On appeal, the plaintiff argued—and the trial court found—that Nationwide had acted in bad faith by repairing the vehicle rather than declaring it a total loss. While the parties agreed that the repair shop had performed poor work on the vehicle, they disputed Nationwide’s role in and knowledge of that repair work. The Superior Court conducted a thorough review and provided a detailed summary of the underlying record, concluding that: (1) the record does not support the trial court’s finding that the repair shop issued a repair estimate only after Nationwide vetoed its total loss appraisal; (2) the record contains no evidence that the vehicle was damaged beyond repair; (3) the record contains no evidence that Nationwide had actual knowledge of the vehicle’s condition upon its return to the plaintiff; and (4) Nationwide’s conduct subsequent to its knowledge of the vehicle’s condition—including its conduct during the subject litigation—was not a bad faith effort to cover up its alleged prior misdeeds. The court considered that the trial court had engaged in a limited and “highly selective analysis” of the facts and “drew the most malignant possible inferences from the facts it chose to consider.” It also considered that the trial court had ignored pertinent claim log entries, speculated on certain matters, erroneously characterized the evidence, and inappropriately considered the length of the litigation and amount of attorneys’ fees expended by Nationwide. The court noted that the plaintiff had the right to zealously prosecute her case, just as Nationwide had the right to defend itself if it believed its employees had not acted in bad faith, and that a court “cannot arbitrarily impose a time limit on the time and resources an insurer spends in defending a bad faith action.”

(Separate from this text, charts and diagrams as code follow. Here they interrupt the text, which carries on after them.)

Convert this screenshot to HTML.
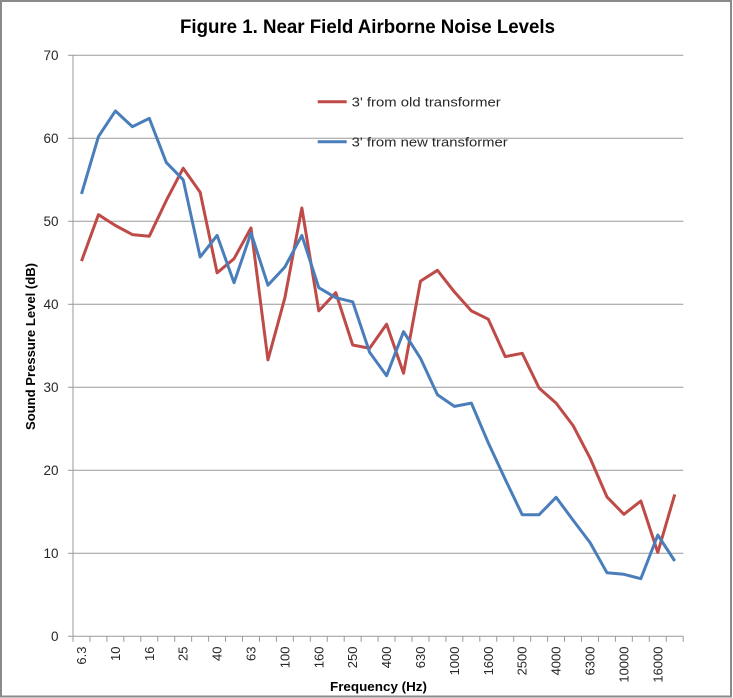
<!DOCTYPE html>
<html><head><meta charset="utf-8"><style>
html,body{margin:0;padding:0;background:#fff;}
svg{display:block;}
text{font-family:"Liberation Sans",Arial,sans-serif;fill:#262626;}
</style></head><body>
<svg width="733" height="698" viewBox="0 0 733 698" xmlns="http://www.w3.org/2000/svg">
<rect x="0" y="0" width="733" height="698" fill="#fff"/>
<rect x="1" y="1" width="730" height="695.5" fill="none" stroke="#8a8a8a" stroke-width="2"/>
<text x="367.5" y="33" font-size="19" font-weight="bold" text-anchor="middle" textLength="375" lengthAdjust="spacingAndGlyphs" style="fill:#000">Figure 1. Near Field Airborne Noise Levels</text>
<g stroke="#9a9a9a" stroke-width="1">
<line x1="73" y1="553.3" x2="683.3" y2="553.3"/>
<line x1="73" y1="470.3" x2="683.3" y2="470.3"/>
<line x1="73" y1="387.3" x2="683.3" y2="387.3"/>
<line x1="73" y1="304.3" x2="683.3" y2="304.3"/>
<line x1="73" y1="221.3" x2="683.3" y2="221.3"/>
<line x1="73" y1="138.3" x2="683.3" y2="138.3"/>
<line x1="73" y1="55.3" x2="683.3" y2="55.3"/>
<line x1="73" y1="55.3" x2="73" y2="636.3"/>
<line x1="68" y1="636.3" x2="683.3" y2="636.3"/>
<line x1="68" y1="553.3" x2="73" y2="553.3"/>
<line x1="68" y1="470.3" x2="73" y2="470.3"/>
<line x1="68" y1="387.3" x2="73" y2="387.3"/>
<line x1="68" y1="304.3" x2="73" y2="304.3"/>
<line x1="68" y1="221.3" x2="73" y2="221.3"/>
<line x1="68" y1="138.3" x2="73" y2="138.3"/>
<line x1="68" y1="55.3" x2="73" y2="55.3"/>
</g>
<g stroke="#9a9a9a" stroke-width="1" id="xt"></g>
<path stroke="#9a9a9a" stroke-width="1" fill="none" d="M73 636.3v5.5M89.95 636.3v5.5M106.9 636.3v5.5M123.85 636.3v5.5M140.8 636.3v5.5M157.75 636.3v5.5M174.7 636.3v5.5M191.65 636.3v5.5M208.6 636.3v5.5M225.55 636.3v5.5M242.5 636.3v5.5M259.45 636.3v5.5M276.4 636.3v5.5M293.35 636.3v5.5M310.3 636.3v5.5M327.25 636.3v5.5M344.2 636.3v5.5M361.15 636.3v5.5M378.1 636.3v5.5M395.05 636.3v5.5M412 636.3v5.5M428.95 636.3v5.5M445.9 636.3v5.5M462.85 636.3v5.5M479.8 636.3v5.5M496.75 636.3v5.5M513.7 636.3v5.5M530.65 636.3v5.5M547.6 636.3v5.5M564.55 636.3v5.5M581.5 636.3v5.5M598.45 636.3v5.5M615.4 636.3v5.5M632.35 636.3v5.5M649.3 636.3v5.5M666.25 636.3v5.5M683.2 636.3v5.5"/>
<g font-size="13.5" text-anchor="end">
<text x="58.5" y="641">0</text>
<text x="58.5" y="558">10</text>
<text x="58.5" y="475">20</text>
<text x="58.5" y="392">30</text>
<text x="58.5" y="309">40</text>
<text x="58.5" y="226">50</text>
<text x="58.5" y="143">60</text>
<text x="58.5" y="60">70</text>
</g>
<g font-size="13" text-anchor="end">
<text transform="translate(86,646.5) rotate(-90)">6.3</text>
<text transform="translate(119.9,646.5) rotate(-90)">10</text>
<text transform="translate(153.8,646.5) rotate(-90)">16</text>
<text transform="translate(187.7,646.5) rotate(-90)">25</text>
<text transform="translate(221.6,646.5) rotate(-90)">40</text>
<text transform="translate(255.5,646.5) rotate(-90)">63</text>
<text transform="translate(289.4,646.5) rotate(-90)">100</text>
<text transform="translate(323.3,646.5) rotate(-90)">160</text>
<text transform="translate(357.2,646.5) rotate(-90)">250</text>
<text transform="translate(391.1,646.5) rotate(-90)">400</text>
<text transform="translate(425,646.5) rotate(-90)">630</text>
<text transform="translate(458.9,646.5) rotate(-90)">1000</text>
<text transform="translate(492.8,646.5) rotate(-90)">1600</text>
<text transform="translate(526.7,646.5) rotate(-90)">2500</text>
<text transform="translate(560.6,646.5) rotate(-90)">4000</text>
<text transform="translate(594.5,646.5) rotate(-90)">6300</text>
<text transform="translate(628.4,646.5) rotate(-90)">10000</text>
<text transform="translate(662.3,646.5) rotate(-90)">16000</text>
</g>
<text x="378.5" y="691" font-size="13" font-weight="bold" text-anchor="middle" textLength="97" lengthAdjust="spacingAndGlyphs" style="fill:#000">Frequency (Hz)</text>
<text transform="translate(35,346.5) rotate(-90)" font-size="13" font-weight="bold" text-anchor="middle" textLength="167" lengthAdjust="spacingAndGlyphs" style="fill:#000">Sound Pressure Level (dB)</text>
<polyline fill="none" stroke="#BE4B48" stroke-width="3" stroke-linejoin="round" points="81.5,261.1 98.45,214.7 115.4,225.5 132.35,234.6 149.3,236.2 166.25,200.6 183.2,168.2 200.15,192.3 217.1,272.8 234.05,258.7 251,227.9 267.95,359.9 284.9,297.7 301.85,208 318.8,310.9 335.75,292.7 352.7,345 369.65,348.3 386.6,324.2 403.55,373.2 420.5,281.1 437.45,270.3 454.4,291.9 471.35,310.9 488.3,319.2 505.25,356.6 522.2,353.3 539.15,388.1 556.1,403.1 573.05,425.5 590,457.9 606.95,496.9 623.9,514.3 640.85,501 657.8,552.5 674.75,494.4"/>
<polyline fill="none" stroke="#4A7EBB" stroke-width="3" stroke-linejoin="round" points="81.5,193.9 98.45,136.6 115.4,110.9 132.35,126.7 149.3,118.4 166.25,162.4 183.2,179.8 200.15,257 217.1,235.4 234.05,282.7 251,232.9 267.95,285.2 284.9,267 301.85,235.4 318.8,287.7 335.75,297.7 352.7,301.8 369.65,352.4 386.6,375.7 403.55,331.7 420.5,358.3 437.45,394.8 454.4,406.4 471.35,403.1 488.3,442.9 505.25,479.4 522.2,514.7 539.15,514.7 556.1,497.3 573.05,520.1 590,542.5 606.95,572.7 623.9,574.3 640.85,578.7 657.8,535 674.75,561"/>
<line x1="317.7" y1="101.7" x2="346.7" y2="101.7" stroke="#BE4B48" stroke-width="3"/>
<line x1="317.7" y1="141.7" x2="346.7" y2="141.7" stroke="#4A7EBB" stroke-width="3"/>
<text x="351.7" y="106.5" font-size="13" textLength="149" lengthAdjust="spacingAndGlyphs">3' from old transformer</text>
<text x="351.7" y="146.5" font-size="13" textLength="156" lengthAdjust="spacingAndGlyphs">3' from new transformer</text>
</svg>
</body></html>
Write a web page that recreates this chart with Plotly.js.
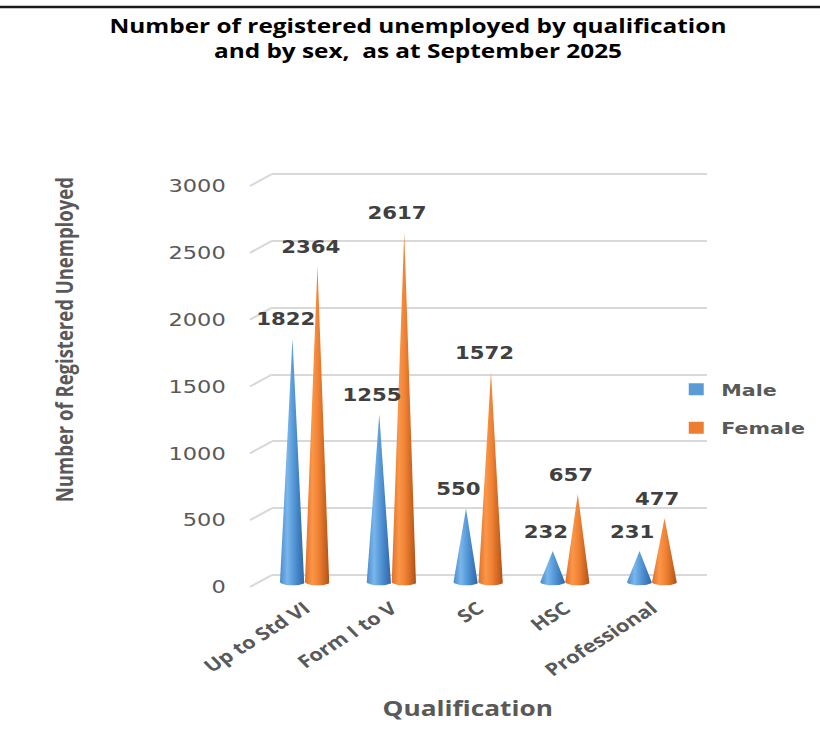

Finally, the Superior Court devoted a considerable portion of its opinion to discussing the trial court’s “failure to limit [its] analysis to the facts of this case and applicable law.” The trial court’s opinion included multiple sections regarding the insurance industry in general, the psychology of choosing an insurer and insurance policy, insurers’ cost containment concerns, advertisements used by insurers, and the relative wealth and power of an insurer when compared to its insured. The Superior Court noted that a court must base its decisions on the facts and merit of the case before it, not its general perception of a party or industry. The court acknowledged the high standard governing its review and commented that it had not reached its decision lightly.